10) Grasp Image/Descriptor
Generate some grasp poses and their corresponding images/descriptors:
./test_grasp_image ../tutorials/krylon.pcd 3456 1 ../models/lenet/15channels/params/
For details on how the grasp image is created, check out our journal paper.
11) References
If you like this package and use it in your own work, please cite our journal paper [1]. If you're interested in the (shorter) conference version, check out [2].

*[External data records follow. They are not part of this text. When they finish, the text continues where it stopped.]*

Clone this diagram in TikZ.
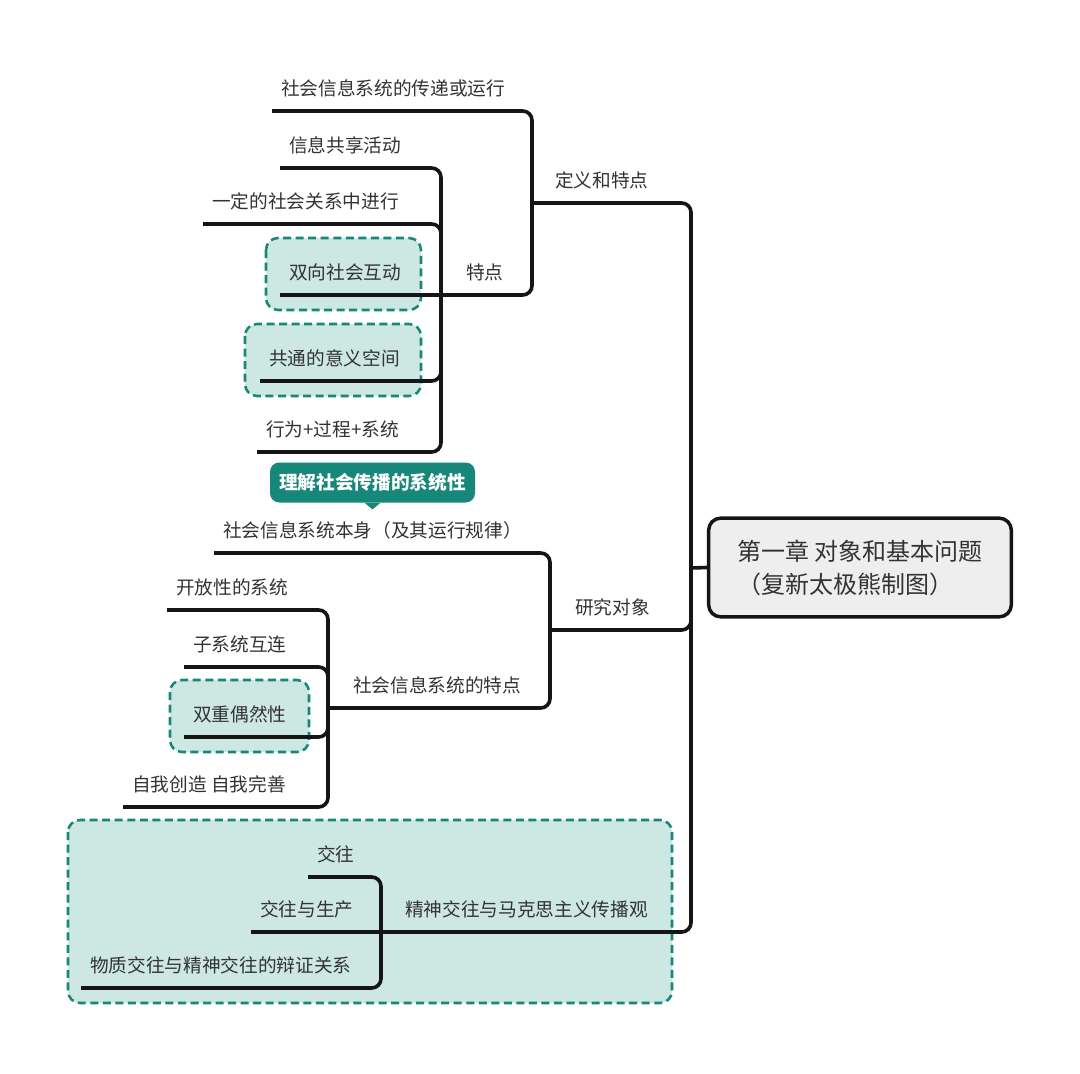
\documentclass[tikz,border=0pt]{standalone}
\usepackage{fontspec}
\setmainfont{Noto Sans CJK SC}
\definecolor{txtgray}{HTML}{333333}
\definecolor{linegray}{HTML}{151515}
\definecolor{rootgray}{HTML}{EEEEEE}
\definecolor{mmteal}{HTML}{17877A}
\definecolor{mmlight}{HTML}{CDE7E2}
\begin{document}
\begin{tikzpicture}[x=0.75pt,y=-0.75pt,
	topic/.style={anchor=south west,inner xsep=6.75pt,inner ysep=9.2pt,text depth=2pt,text=txtgray,font=\fontsize{14}{17}\selectfont},
	link/.style={line width=2.7pt,draw=linegray,rounded corners=7pt},
	hl/.style={draw=mmteal,fill=mmlight,line width=1.9pt,dash pattern=on 6pt off 3.4pt,rounded corners=9pt},
	rootbox/.style={draw=linegray,fill=rootgray,line width=2.6pt,rounded corners=9pt,minimum width=227pt,minimum height=74pt,align=left,text=txtgray,font=\fontsize{18}{24.75}\selectfont},
	callout/.style={fill=mmteal,text=white,font=\bfseries\fontsize{14}{17}\selectfont,rounded corners=7pt,minimum width=153.75pt,minimum height=30pt,inner sep=0pt}]
	\useasboundingbox[fill=white] (0,0) rectangle (1080,1073);
	\draw[hl] (266,238) rectangle (421,310);
	\draw[hl] (245,324) rectangle (421,396);
	\draw[hl] (170,680) rectangle (309,752);
	\draw[hl] (68,820) rectangle (672,1003);
	
	\node[rootbox] (root) at (860,567.5) {\rule{0pt}{15pt}第一章 对象和基本问题\\（复新太极熊制图）};
	\coordinate (kroot) at (691,568);
	
	% 定义和特点
	\coordinate (kdef) at (532,203);
	\node[topic] (def) at (546,203) {定义和特点};
	\node[topic] (yx) at (272,111) {社会信息系统的传递或运行};
	\coordinate (ktd) at (441,295);
	\node[topic] (td) at (457,295) {特点};
	\node[topic] (gx) at (280,168) {信息共享活动};
	\node[topic] (gx2) at (203,224) {一定的社会关系中进行};
	\node[topic] (hd) at (280,295) {双向社会互动};
	\node[topic] (yy) at (260,381) {共通的意义空间};
	\node[topic] (xw) at (257,452) {行为+过程+系统};
	
	% 研究对象
	\coordinate (kyj) at (550,630);
	\node[topic] (yj) at (566,630) {研究对象};
	\node[topic] (bs) at (214,553) {社会信息系统本身（及其运行规律）};
	\coordinate (ktz) at (328,708);
	\node[topic] (tz) at (344,708) {社会信息系统的特点};
	\node[topic] (kf) at (167,610) {开放性的系统};
	\node[topic] (zx) at (184,667) {子系统互连};
	\node[topic] (ou) at (184,737) {双重偶然性};
	\node[topic] (zw) at (123,807) {自我创造 自我完善};
	
	% 精神交往
	\coordinate (kjs) at (381,932);
	\node[topic] (js) at (396,932) {精神交往与马克思主义传播观};
	\node[topic] (jw) at (308,877) {交往};
	\node[topic] (sc) at (251,932) {交往与生产};
	\node[topic] (wz) at (81,988) {物质交往与精神交往的辩证关系};
	
	\node[callout] (tip) at (372.5,482.5) {理解社会传播的系统性};
	\fill[mmteal] ([xshift=-6pt]tip.south) -- ([xshift=6pt]tip.south) -- ([yshift=-5pt]tip.south) -- cycle;
	
	\draw[link] (kdef) -| (kroot);
	\draw[link] (kyj) -| (kroot);
	\draw[link] (kjs) -| (kroot);
	\draw[link] (kroot) -- (root.west);
	
	\draw[link] (yx.south west) -| (kdef);
	\draw[link] (ktd) -| (kdef);
	\foreach \n in {gx,gx2,yy,xw}
		\draw[link] (\n.south west) -| (ktd);
	\draw[link] (hd.south west) -- (ktd);
	
	\draw[link] (bs.south west) -| (kyj);
	\draw[link] (ktz) -| (kyj);
	\foreach \n in {kf,zx,ou,zw}
		\draw[link] (\n.south west) -| (ktz);
	
	\foreach \n in {jw,wz}
		\draw[link] (\n.south west) -| (kjs);
	\draw[link] (sc.south west) -- (kjs);
\end{tikzpicture}
\end{document}
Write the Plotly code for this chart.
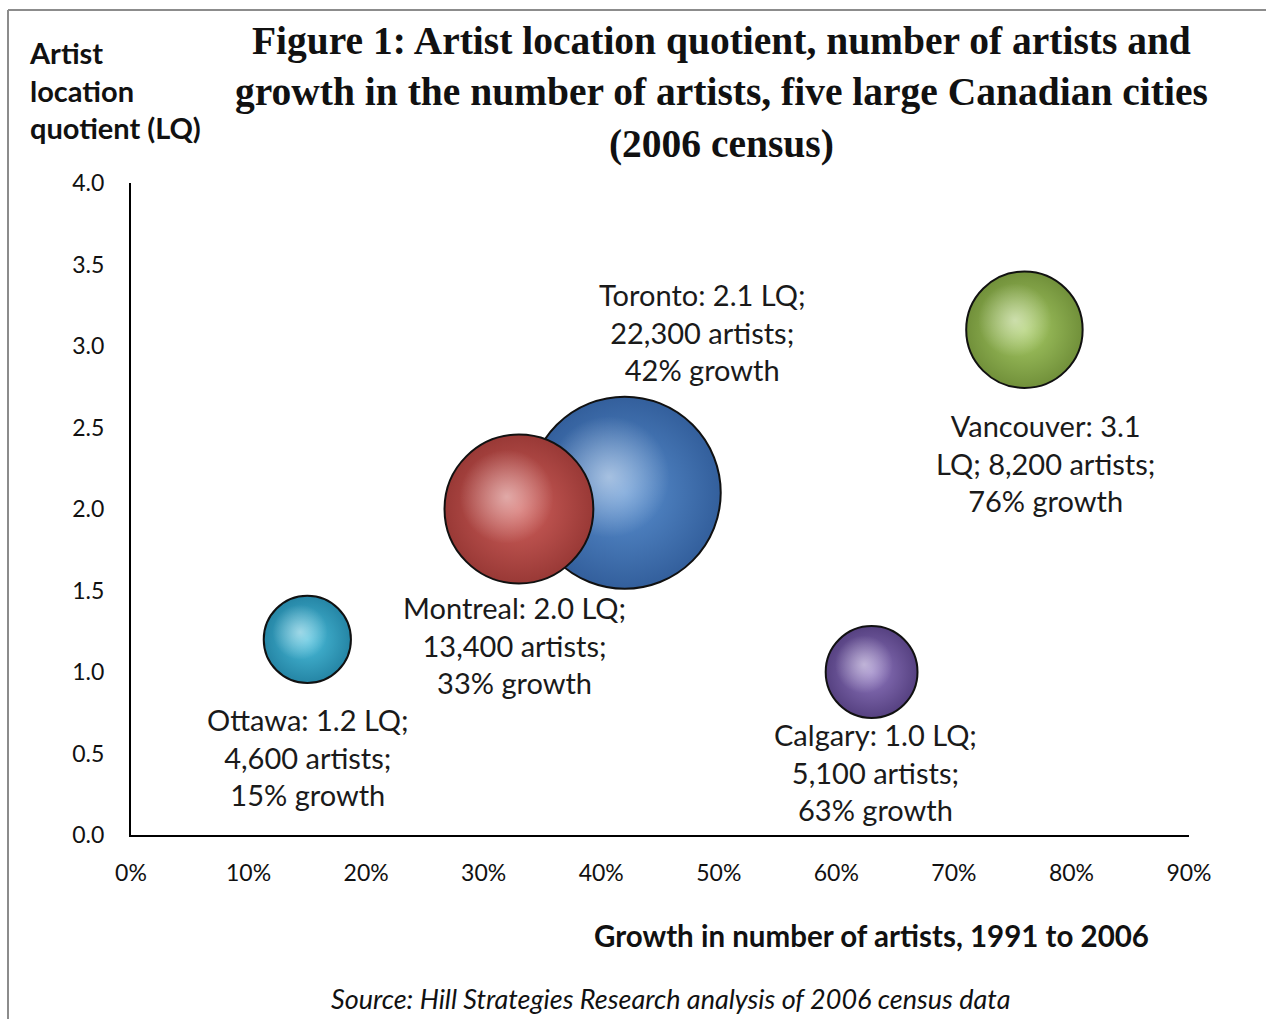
import plotly.graph_objects as go

# Five large Canadian cities, 2006 census (listed in drawing order,
# so Montreal sits in front of Toronto)
cities = ["Ottawa", "Toronto", "Montreal", "Vancouver", "Calgary"]
growth = [0.15, 0.42, 0.33, 0.76, 0.63]          # growth in artists, 1991-2006
lq = [1.2, 2.1, 2.0, 3.1, 1.0]                   # artist location quotient
artists = [4600, 22300, 13400, 8200, 5100]       # number of artists
edge_colors = ["#2585a5", "#335f9c", "#993936", "#71903a", "#564181"]
body_colors = ["#4bbfdc", "#5a90d0", "#d0605c", "#a8cc66", "#9078c0"]

# label anchor points (data units)
label_x = [0.1506, 0.4857, 0.3266, 0.778, 0.633]
label_y = [0.479, 3.086, 1.166, 2.282, 0.387]

x_ticks = [0, 0.1, 0.2, 0.3, 0.4, 0.5, 0.6, 0.7, 0.8, 0.9]
y_ticks = [0.0, 0.5, 1.0, 1.5, 2.0, 2.5, 3.0, 3.5, 4.0]

BODY = "Lato, 'Liberation Sans', Arial, sans-serif"
SERIF = "'Liberation Serif', 'Times New Roman', serif"

W, H = 1266, 1019
L, R, T, B = 131, 1189, 183, 835
X_RANGE, Y_RANGE = [0, 0.9], [0, 4]
MAX_DIAM = 192
SIZEREF = 2 * max(artists) / MAX_DIAM ** 2


def px(xp):
    return (xp - L) / (R - L)


def py(yp):
    return (B - yp) / (B - T)


fig = go.Figure()

x_per_px = (X_RANGE[1] - X_RANGE[0]) / (R - L)
y_per_px = (Y_RANGE[1] - Y_RANGE[0]) / (B - T)

for i in range(len(cities)):
    # sphere body
    fig.add_trace(go.Scatter(
        x=[growth[i]], y=[lq[i]], mode="markers",
        marker=dict(
            size=[artists[i]], sizemode="area", sizeref=SIZEREF,
            color=edge_colors[i],
            gradient=dict(type="radial", color=body_colors[i]),
            line=dict(color="#111111", width=2),
            opacity=1,
        ),
        hoverinfo="skip", showlegend=False,
    ))
    # soft specular highlight toward the upper left
    r_px = (artists[i] / 2 / SIZEREF) ** 0.5 / 2
    fig.add_trace(go.Scatter(
        x=[growth[i] - 0.33 * r_px * x_per_px],
        y=[lq[i] + 0.33 * r_px * y_per_px],
        mode="markers",
        marker=dict(
            size=[artists[i] * 0.4], sizemode="area", sizeref=SIZEREF,
            color="rgba(255,255,255,0)",
            gradient=dict(type="radial", color="rgba(255,255,255,0.7)"),
            line=dict(width=0),
        ),
        hoverinfo="skip", showlegend=False,
    ))

for c, g, v, n, lx, ly in zip(cities, growth, lq, artists, label_x, label_y):
    pct = round(g * 100)
    if c == "Vancouver":
        txt = f"{c}: {v:.1f}<br>LQ; {n:,} artists;<br>{pct}% growth"
    else:
        txt = f"{c}: {v:.1f} LQ;<br>{n:,} artists;<br>{pct}% growth"
    fig.add_annotation(x=lx, y=ly, xref="x", yref="y", text=txt, showarrow=False,
                       font=dict(family=BODY, size=29, color="#1a1a1a"),
                       align="center", xanchor="center", yanchor="middle")

fig.add_annotation(
    x=px(721), y=py(17), xref="paper", yref="paper", showarrow=False,
    text="<b>Figure 1: Artist location quotient, number of artists and<br>"
         "growth in the number of artists, five large Canadian cities<br>"
         "(2006 census)</b>",
    font=dict(family=SERIF, size=39.5, color="#111111"),
    align="center", xanchor="center", yanchor="top",
)
fig.add_annotation(
    x=px(27), y=py(33), xref="paper", yref="paper", showarrow=False,
    text="<b>Artist<br>location<br>quotient (LQ)</b>",
    font=dict(family=BODY, size=29, color="#111111"),
    align="left", xanchor="left", yanchor="top",
)
fig.add_annotation(
    x=px(1151), y=py(936), xref="paper", yref="paper", showarrow=False,
    text="<b>Growth in number of artists, 1991 to 2006</b>",
    font=dict(family=BODY, size=29.5, color="#111111"),
    xanchor="right", yanchor="middle",
)
fig.add_annotation(
    x=px(670), y=py(998), xref="paper", yref="paper", showarrow=False,
    text="<i>Source: Hill Strategies Research analysis of 2006 census data</i>",
    font=dict(family=BODY, size=27, color="#111111"),
    xanchor="center", yanchor="middle",
)

# outer frame (top and left edges)
fig.add_shape(type="line", xref="paper", yref="paper",
              x0=px(8), y0=py(10), x1=px(W + 5), y1=py(10),
              line=dict(color="#8c8c8c", width=2))
fig.add_shape(type="line", xref="paper", yref="paper",
              x0=px(8), y0=py(10), x1=px(8), y1=py(H + 5),
              line=dict(color="#8c8c8c", width=2))

fig.update_xaxes(
    range=X_RANGE, tickvals=x_ticks, tickformat=".0%",
    showgrid=False, zeroline=False, showline=True, linecolor="#000000", linewidth=2,
    ticks="outside", ticklen=16, tickcolor="rgba(0,0,0,0)",
    tickfont=dict(family=BODY, size=23, color="#111111"),
)
fig.update_yaxes(
    range=Y_RANGE, tickvals=y_ticks, tickformat=".1f",
    showgrid=False, zeroline=False, showline=True, linecolor="#000000", linewidth=2,
    ticks="outside", ticklen=20, tickcolor="rgba(0,0,0,0)",
    tickfont=dict(family=BODY, size=23, color="#111111"),
)
fig.update_layout(
    width=W, height=H,
    margin=dict(l=L, r=W - R, t=T, b=H - B),
    paper_bgcolor="white", plot_bgcolor="white",
)
fig.write_html("out.html")
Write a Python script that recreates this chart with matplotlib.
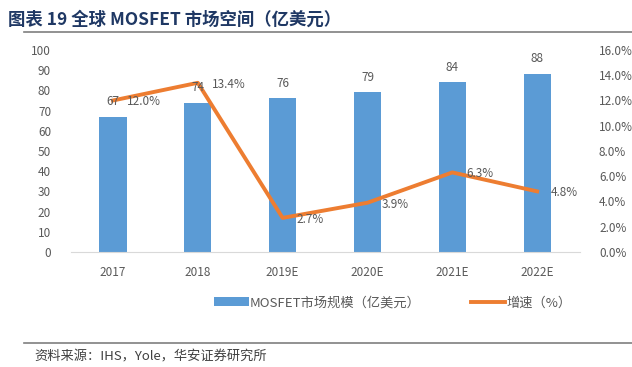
import matplotlib
matplotlib.use("Agg")
import matplotlib.pyplot as plt
from matplotlib.lines import Line2D
from matplotlib.patches import Patch

plt.rcParams['font.family'] = ['Noto Sans CJK SC', 'DejaVu Sans']

categories = ["2017", "2018", "2019E", "2020E", "2021E", "2022E"]
market = [67, 74, 76, 79, 84, 88]
growth = [12.0, 13.4, 2.7, 3.9, 6.3, 4.8]
left_ticks = list(range(0, 101, 10))
right_ticks = [0, 2, 4, 6, 8, 10, 12, 14, 16]

bar_color = "#5B9BD5"
line_color = "#ED7D31"
txt = "#595959"

fig = plt.figure(figsize=(6.32, 3.67), dpi=100)
ax = fig.add_axes([0.1116, 0.3134, 0.8054, 0.5504])
x = list(range(len(categories)))
ax.bar(x, market, width=0.32, color=bar_color, zorder=2)
ax.set_xlim(-0.5, len(categories) - 0.5)
ax.set_ylim(0, 100)
ax.set_yticks(left_ticks)
ax.set_xticks(x)
ax.set_xticklabels(categories)
ax.tick_params(axis='both', length=0, labelsize=8.5, colors=txt)
ax.tick_params(axis='y', pad=14)
ax.tick_params(axis='x', pad=10)
for s in ["top", "left", "right"]:
    ax.spines[s].set_visible(False)
ax.spines["bottom"].set_color("#D9D9D9")

ax2 = ax.twinx()
ax2.plot(x, growth, color=line_color, linewidth=2.8, zorder=3)
ax2.set_ylim(0, 16)
ax2.set_yticks(right_ticks)
ax2.set_yticklabels([f"{v:.1f}%" for v in right_ticks])
ax2.tick_params(axis='y', length=0, labelsize=8.5, colors=txt, pad=14)
for s in ["top", "left", "right", "bottom"]:
    ax2.spines[s].set_visible(False)

# bar labels (drawn on top axes so they sit above the line, as in the reference)
for i, v in enumerate(market):
    ax2.annotate(str(v), (i, v * 16 / 100), xytext=(0, 11), textcoords="offset points",
                 ha="center", va="center", fontsize=8.5, color=txt, zorder=4)
# line labels
for i, v in enumerate(growth):
    ax2.annotate(f"{v:.1f}%", (i, v), xytext=(10, -1), textcoords="offset points",
                 ha="left", va="center", fontsize=8.5, color=txt, zorder=4)

handles = [Patch(facecolor=bar_color), Line2D([0], [0], color=line_color, linewidth=2.8)]
fig.legend(handles, ["MOSFET市场规模（亿美元）", "增速（%）"], loc="center",
           bbox_to_anchor=(0.622, 0.175), ncol=2, frameon=False, fontsize=9.5,
           labelcolor=txt, handlelength=2.6, handletextpad=0.1, columnspacing=3.8)

fig.text(0.013, 0.945, "图表 19 全球 MOSFET 市场空间（亿美元）", fontsize=12.5,
         fontweight="bold", color="#1F3864", ha="left", va="center")
fig.add_artist(Line2D([0.038, 1.0], [0.913, 0.913], color="#7F7F7F", linewidth=1.2))
fig.add_artist(Line2D([0.038, 1.0], [0.065, 0.065], color="#7F7F7F", linewidth=1.2))
fig.text(0.055, 0.045, "资料来源：IHS，Yole，华安证券研究所", fontsize=9.5,
         color="#404040", ha="left", va="top")

fig.savefig("out.png", dpi=100)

[1] Andreas ten Pas, Marcus Gualtieri, Kate Saenko, and Robert Platt. Grasp Pose Detection in Point Clouds. The International Journal of Robotics Research, Vol 36, Issue 13-14, pp. 1455-1473. October 2017.
[2] Marcus Gualtieri, Andreas ten Pas, Kate Saenko, and Robert Platt. High precision grasp pose detection in dense clutter. IROS 2016, pp. 598-605.
12) Troubleshooting Tips
- Remove the
cmake
cache:CMakeCache.txt
make clean
- Remove the
build
folder and rebuild. - Update gcc and g++ to a version > 5.